Posted by: Mac | 08/31/2015 at 09:28 PM
I loved the All-of-a-Kind Family books, too, and so do my children. There's one part that always bugged me, though: the penny-a-day pocket money is out of line with the rest of the insistence on sparse resources. The girls buy their father a cup that he deems extravagant, but they only needed to save their pennies for a week. A one-dollar lost library book is a calamity, but it's only three weeks' worth of allowance. Etc.
Posted by: Anne-Marie | 08/31/2015 at 10:03 PM
Speaking of changing from a German name, I saw on Mary Fahl's Wikipedia page that she was born Mary Faldermeyer.

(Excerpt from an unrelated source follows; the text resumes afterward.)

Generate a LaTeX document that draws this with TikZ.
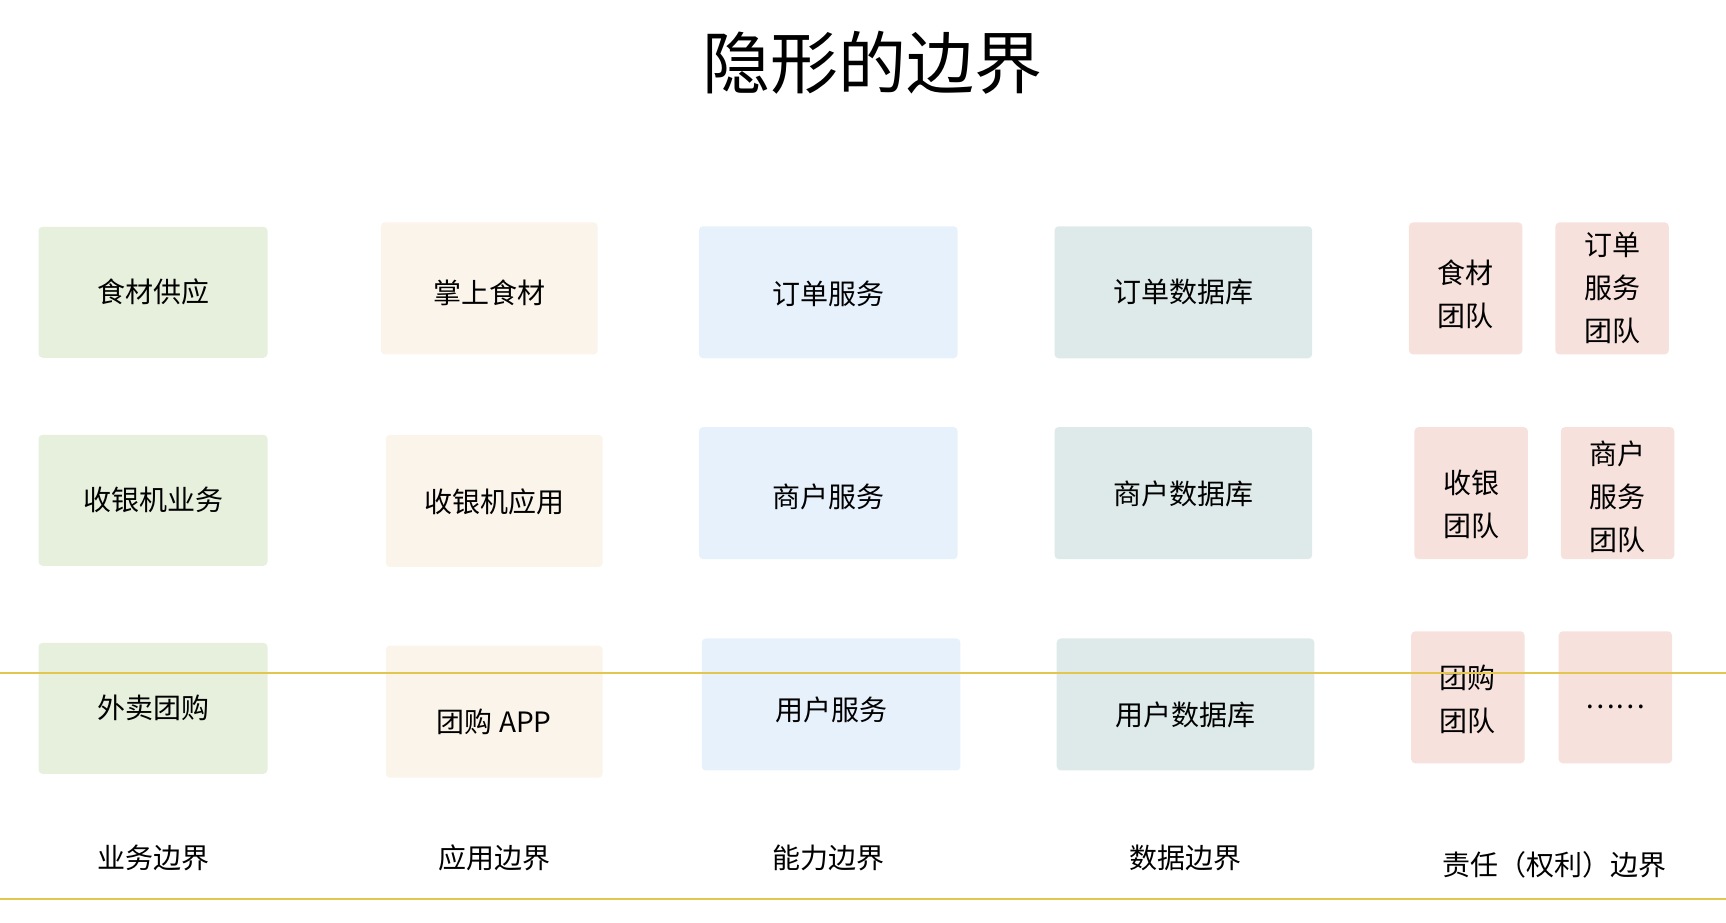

Posted by: Marianne | 08/31/2015 at 10:05 PM
Interesting. I sort of half-consciously associated the song I posted with the name and assumed "Fahl" was some sort of Irish.
Posted by: Mac | 08/31/2015 at 11:16 PM
The occurrence of the '60s between the '50s and the '70s might also help. :-)
Yep. That was my implication in the original post. It probably had something to do with her assimilation, too.
AMDG
Posted by: Janet | 09/01/2015 at 06:50 AM
Anne-Marie, The penny a day for the library book would have been over 3 months for Sarah. It was only because her sisters helped that it would only take 3 weeks.
I got the idea from the fact that the book talks about their apartment being better than others that they had to be very frugal, but they weren't living in penury.
AMDG
Posted by: Janet | 09/01/2015 at 06:54 AM
I was thinking of the pennies from the parents' perspective. They give their kids 35 cents each week of disposable income, but Mama says there's no money to help Sarah pay for the book. It seems out of whack to me for a budget to be flush enough for the allowance, but too tight for the library book.
But this is a quibble. I do love the books. All-of-a-Kind Family was my sister's first chapter book of her very own; she received it the day I received Little House on the Big Woods. Many years later, we were startled to realize how much of our knowledge of Judaism came from the Sidney Taylor books.